I just about jumped for joy when I read my first article about parents not passing their children to people that make them cry or forcing hugs with Grandma when they don’t want to. The reasoning parents were giving was allowing children the choice of who touches them. As adults we have this choice and enforce it ruthlessly. We try to teach kids what good and bad touch is and it’s ok to tell someone no, yet we force kids to let people touch them that make them uncomfortable to the point of being punished for not allowing it when told to. This seems so intuitive when you hear it, yet we somehow don’t think about it in daily life because for many of us it’s never been considered. Acknowledging that children have a right to choose what happens to their bodies is huge!! I think this is the very first level to be considered in this conversation about spanking in general and the potential for sexual assault.
I think the biggest issue being raised by this woman is sexual orientation. She’s introducing an orientation which is considered a fetish or kink by most people. I struggle to wrap my head around the concept of this being a sexual orientation. It doesn’t begin to fit into my concept of what sexual orientation means. Adding in the factor of a child identifying with this orientation is beyond my scope of processing at the moment. I can’t begin to imagine how parents who disown their non-hetero kids would react to this coming out?! It’s not comfortable to think of a child having a fetish, but it makes more sense to me than calling it a sexual orientation.

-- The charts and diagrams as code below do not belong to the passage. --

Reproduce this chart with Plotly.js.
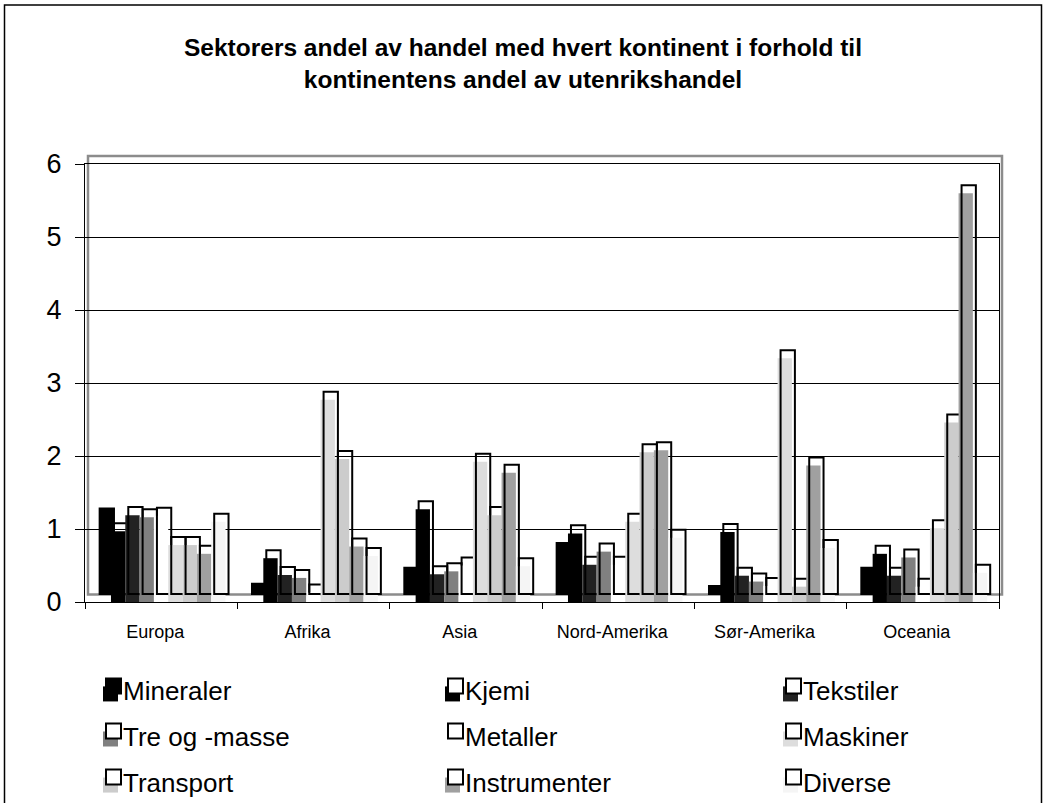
<!DOCTYPE html>
<html>
<head>
<meta charset="utf-8">
<script src="https://cdn.plot.ly/plotly-3.0.1.min.js"></script>
<style>
html,body{margin:0;padding:0;background:#fff;}
#chart{width:1046px;height:803px;}
</style>
</head>
<body>
<div id="chart"></div>
<script>
// ---- data ----
const continents = ['Europa', 'Afrika', 'Asia', 'Nord-Amerika', 'Sør-Amerika', 'Oceania'];
const sectors = ['Mineraler', 'Kjemi', 'Tekstiler', 'Tre og -masse', 'Metaller', 'Maskiner', 'Transport', 'Instrumenter', 'Diverse'];
const mineraler    = [1.17, 0.14, 0.36, 0.70, 0.11, 0.36];
const kjemi        = [0.97, 0.60, 1.27, 0.94, 0.96, 0.66];
const tekstiler    = [1.19, 0.37, 0.38, 0.51, 0.36, 0.36];
const treOgMasse   = [1.16, 0.33, 0.42, 0.69, 0.28, 0.61];
const metaller     = [1.18, 0.13, 0.50, 0.51, 0.22, 0.21];
const maskiner     = [0.78, 2.77, 1.92, 1.10, 3.34, 1.01];
const transport    = [0.78, 1.96, 1.19, 2.05, 0.21, 2.46];
const instrumenter = [0.66, 0.76, 1.77, 2.08, 1.87, 5.60];
const diverse      = [1.10, 0.63, 0.49, 0.88, 0.74, 0.40];
const seriesValues = [mineraler, kjemi, tekstiler, treOgMasse, metaller, maskiner, transport, instrumenter, diverse];
const yTickVals = [0, 1, 2, 3, 4, 5, 6];

// ---- styles ----
const frontColors = ['rgba(0,0,0,0)', '#000000', '#222222', '#808080', '#ffffff', '#dddddd', '#cccccc', '#a0a0a0', '#f5f5f5'];
const backFill    = ['#000000', 'rgba(0,0,0,0)', 'rgba(0,0,0,0)', 'rgba(0,0,0,0)', 'rgba(0,0,0,0)', 'rgba(0,0,0,0)', 'rgba(0,0,0,0)', 'rgba(0,0,0,0)', 'rgba(0,0,0,0)'];
const legendFill  = ['#000000', '#000000', '#222222', '#808080', '#ffffff', '#dddddd', '#cccccc', '#a0a0a0', '#f5f5f5'];

const W = 1046, H = 803;
const L = 85, R = 999, T = 164.3, B = 601.7;
const pxPerUnit = (B - T) / 6;
const catPx = (R - L) / 6;
const barW = 0.094;
const depthX = 3 / catPx;        // 3D shift right
const depthY = 8 / pxPerUnit;    // 3D shift up
const FONT = 'Arial, "Liberation Sans", sans-serif';

const traces = [];
seriesValues.forEach((vals, i) => {
  const off = -0.4235 + i * barW;
  // front face
  traces.push({
    type: 'bar', name: sectors[i], x: continents, y: vals,
    base: 0, width: barW, offset: off,
    marker: {color: frontColors[i], line: {width: 0}},
    showlegend: false, hoverinfo: 'skip'
  });
  // back outline
  traces.push({
    type: 'bar', name: sectors[i] + ' ', x: continents, y: vals,
    base: depthY, width: barW, offset: off + depthX,
    marker: {color: backFill[i], line: {width: 2, color: '#000'}},
    showlegend: false, hoverinfo: 'skip'
  });
});

const px2x = p => (p - L) / (R - L);
const py2y = p => (B - p) / (B - T);

const shapes = [];
const annotations = [];
// back wall frame (grey)
shapes.push({type: 'rect', xref: 'paper', yref: 'paper', layer: 'below',
  x0: px2x(L + 3), x1: px2x(R + 3), y0: py2y(B - 7.5), y1: py2y(T - 8),
  line: {color: '#8c8c8c', width: 2.5}, fillcolor: 'rgba(0,0,0,0)'});
// outer chart frame
shapes.push({type: 'rect', xref: 'paper', yref: 'paper', layer: 'above',
  x0: px2x(4.5), x1: px2x(1041.5), y0: py2y(830), y1: py2y(5.5),
  line: {color: '#000', width: 1.5}, fillcolor: 'rgba(0,0,0,0)'});

// legend (3 x 3)
const legCols = [103, 445, 783];
const legBase = [701, 746, 792];
sectors.forEach((s, i) => {
  const cx = legCols[i % 3], by = legBase[Math.floor(i / 3)];
  const sz = 15;
  // fill square (lower-left)
  shapes.push({type: 'rect', xref: 'paper', yref: 'paper',
    x0: px2x(cx), x1: px2x(cx + sz), y0: py2y(by), y1: py2y(by - sz),
    line: {width: 0}, fillcolor: legendFill[i]});
  // outline square (upper-right)
  shapes.push({type: 'rect', xref: 'paper', yref: 'paper',
    x0: px2x(cx + 3), x1: px2x(cx + 3 + sz), y0: py2y(by - 8), y1: py2y(by - 8 - sz),
    line: {width: 2, color: '#000'}, fillcolor: i === 0 ? '#000' : '#fff'});
  annotations.push({xref: 'paper', yref: 'paper', x: px2x(cx + 18), y: py2y(by + 7),
    xanchor: 'left', yanchor: 'bottom', showarrow: false, text: s,
    font: {family: FONT, size: 26, color: '#000'}});
});

const layout = {
  width: W, height: H,
  margin: {l: L, r: W - R, t: T, b: H - B, pad: 0},
  paper_bgcolor: '#fff', plot_bgcolor: 'rgba(0,0,0,0)',
  barmode: 'overlay',
  font: {family: FONT, color: '#000'},
  title: {text: '<b>Sektorers andel av handel med hvert kontinent i forhold til<br>kontinentens andel av utenrikshandel</b>',
    font: {family: FONT, size: 24.5, color: '#000'}, x: 0.5, xref: 'container', xanchor: 'center',
    y: 1 - 56 / H, yref: 'container', yanchor: 'middle'},
  xaxis: {type: 'category', categoryorder: 'array', categoryarray: continents,
    range: [-0.5, 5.5], showline: true, linecolor: '#000', linewidth: 1, mirror: true,
    ticks: 'outside', tickson: 'boundaries', ticklen: 6, tickcolor: '#000',
    showgrid: false, zeroline: false, ticklabelshift: -6, ticklabelstandoff: 13,
    tickfont: {family: FONT, size: 18, color: '#000'}},
  yaxis: {range: [0, 6], tickvals: yTickVals, showline: true, linecolor: '#000', linewidth: 1, mirror: true,
    ticks: 'outside', ticklen: 9, tickcolor: '#000', ticklabelstandoff: 8,
    showgrid: true, gridcolor: '#000', gridwidth: 1, zeroline: false,
    tickfont: {family: FONT, size: 27, color: '#000'}},
  shapes: shapes, annotations: annotations,
  showlegend: false
};

Plotly.newPlot('chart', traces, layout, {staticPlot: true, displayModeBar: false});
</script>
</body>
</html>
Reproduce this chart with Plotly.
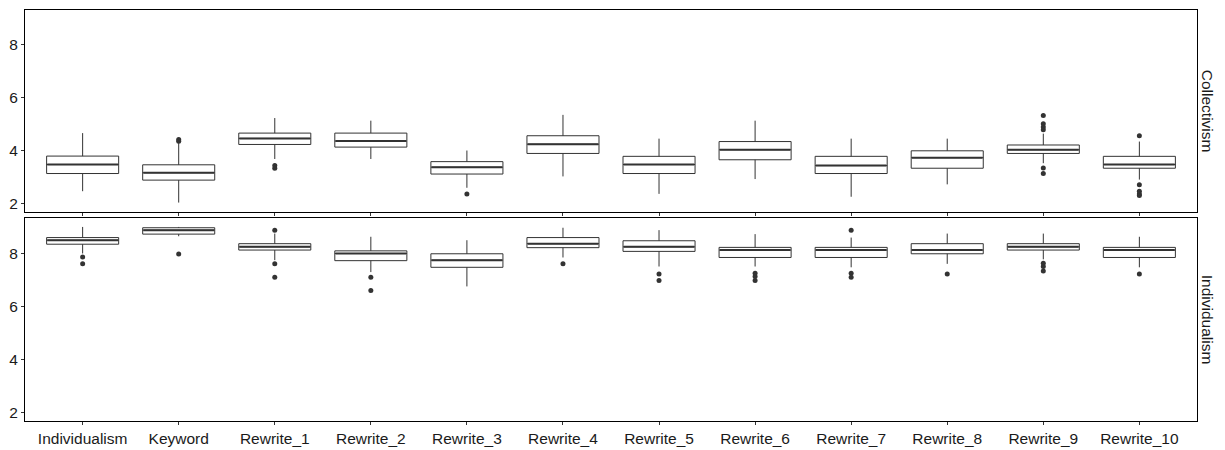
import plotly.graph_objects as go
from plotly.subplots import make_subplots

categories = ["Individualism", "Keyword", "Rewrite_1", "Rewrite_2", "Rewrite_3", "Rewrite_4",
              "Rewrite_5", "Rewrite_6", "Rewrite_7", "Rewrite_8", "Rewrite_9", "Rewrite_10"]
panels = ["Collectivism", "Individualism"]

# Collectivism panel
col_lower = [2.46, 2.03, 3.68, 3.68, 2.59, 3.02, 2.36, 2.92, 2.25, 2.72, 3.52, 2.90]
col_q1 = [3.13, 2.88, 4.23, 4.13, 3.11, 3.89, 3.13, 3.65, 3.13, 3.33, 3.89, 3.33]
col_median = [3.47, 3.16, 4.46, 4.36, 3.37, 4.24, 3.47, 4.03, 3.43, 3.73, 4.03, 3.47]
col_q3 = [3.79, 3.46, 4.66, 4.66, 3.58, 4.56, 3.78, 4.34, 3.78, 3.99, 4.21, 3.78]
col_upper = [4.66, 4.28, 5.23, 5.13, 4.00, 5.35, 4.45, 5.13, 4.45, 4.45, 4.64, 4.34]
col_outliers = [[], [4.42, 4.35], [3.43, 3.33], [], [2.35], [], [], [], [], [],
                [5.33, 5.01, 4.89, 4.79, 3.34, 3.13], [4.56, 2.70, 2.46, 2.35, 2.30]]

# Individualism panel
ind_lower = [8.00, 8.65, 7.75, 7.30, 6.76, 7.85, 7.51, 7.51, 7.48, 7.61, 7.78, 7.48]
ind_q1 = [8.35, 8.73, 8.13, 7.73, 7.48, 8.22, 8.08, 7.85, 7.85, 7.99, 8.13, 7.85]
ind_median = [8.50, 8.88, 8.25, 8.00, 7.75, 8.37, 8.25, 8.13, 8.13, 8.13, 8.25, 8.13]
ind_q3 = [8.60, 8.97, 8.37, 8.10, 7.99, 8.60, 8.48, 8.23, 8.23, 8.37, 8.37, 8.23]
ind_upper = [9.00, 9.00, 8.75, 8.63, 8.50, 8.97, 8.88, 8.73, 8.60, 8.75, 8.75, 8.63]
ind_outliers = [[7.87, 7.61], [7.98], [8.88, 7.61, 7.11], [7.11, 6.61], [], [7.61],
                [7.23, 6.98], [7.26, 7.13, 6.98], [8.88, 7.26, 7.11], [7.23],
                [7.63, 7.51, 7.34], [7.23]]

yticks = [2, 4, 6, 8]

fig = make_subplots(rows=2, cols=1, shared_xaxes=True, vertical_spacing=0.0168)

data = [
    (col_lower, col_q1, col_median, col_q3, col_upper, col_outliers),
    (ind_lower, ind_q1, ind_median, ind_q3, ind_upper, ind_outliers),
]

line_col = "#333333"
for r, (lo, q1, med, q3, up, outs) in enumerate(data, start=1):
    fig.add_trace(go.Box(
        x=categories, q1=q1, median=med, q3=q3, lowerfence=lo, upperfence=up,
        fillcolor="white", line=dict(color=line_col, width=1), width=0.75,
        whiskerwidth=0, boxpoints=False, showlegend=False, hoverinfo="skip",
    ), row=r, col=1)
    # thicker median line
    fig.add_trace(go.Scatter(
        x=categories, y=med, mode="markers",
        marker=dict(symbol="line-ew", size=50.5, line=dict(color=line_col, width=2)),
        showlegend=False, hoverinfo="skip",
    ), row=r, col=1)
    ox, oy = [], []
    for c, vals in zip(categories, outs):
        for v in vals:
            ox.append(c)
            oy.append(v)
    fig.add_trace(go.Scatter(
        x=ox, y=oy, mode="markers",
        marker=dict(symbol="circle", size=5, color=line_col),
        showlegend=False, hoverinfo="skip",
    ), row=r, col=1)

font = dict(family="Liberation Sans, Arial, sans-serif", size=15.5, color="#1a1a1a")

for r in (1, 2):
    fig.update_yaxes(range=[1.69, 9.32], tickvals=yticks, ticks="outside", ticklen=3,
                     tickcolor=line_col, showgrid=False, zeroline=False,
                     showline=True, linecolor="black", linewidth=1, mirror=True,
                     tickfont=font, row=r, col=1)
    fig.update_xaxes(range=[-0.6, 11.6], ticks="outside", ticklen=3, tickcolor=line_col,
                     showgrid=False, zeroline=False, showline=True, linecolor="black",
                     linewidth=1, mirror=True, tickfont=font, row=r, col=1)

fig.update_yaxes(domain=[0.5096, 1.0], row=1, col=1)
fig.update_yaxes(domain=[0.0, 0.4928], row=2, col=1)

for i, name in enumerate(panels):
    dom = [0.5096, 1.0] if i == 0 else [0.0, 0.4928]
    fig.add_annotation(text=name, xref="paper", yref="paper", x=1.0, xshift=10,
                       y=(dom[0] + dom[1]) / 2, textangle=90, showarrow=False,
                       font=font, xanchor="center", yanchor="middle")

fig.update_layout(
    width=1215, height=440,
    margin=dict(l=17, r=26, t=1, b=23),
    paper_bgcolor="white", plot_bgcolor="white",
    font=font,
)

fig.write_html("out.html")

The more I think on this topic, I don’t struggle with the concept of a child being sexually assaulted by spanking based on their sexualization of it. Fetishes are common and many start very young. If an act is forced on a child which intentionally, or not, hits on a fetish then it’s sexual assualt. I liken it to a woman orgasming during rape. The pleasure response creates even more shame and extreme confusion because it wasn’t consensual.
Big topic. I’m curious to hear what others think. Especially those of you with spanking kinks/fetishes. A perspective I don’t have.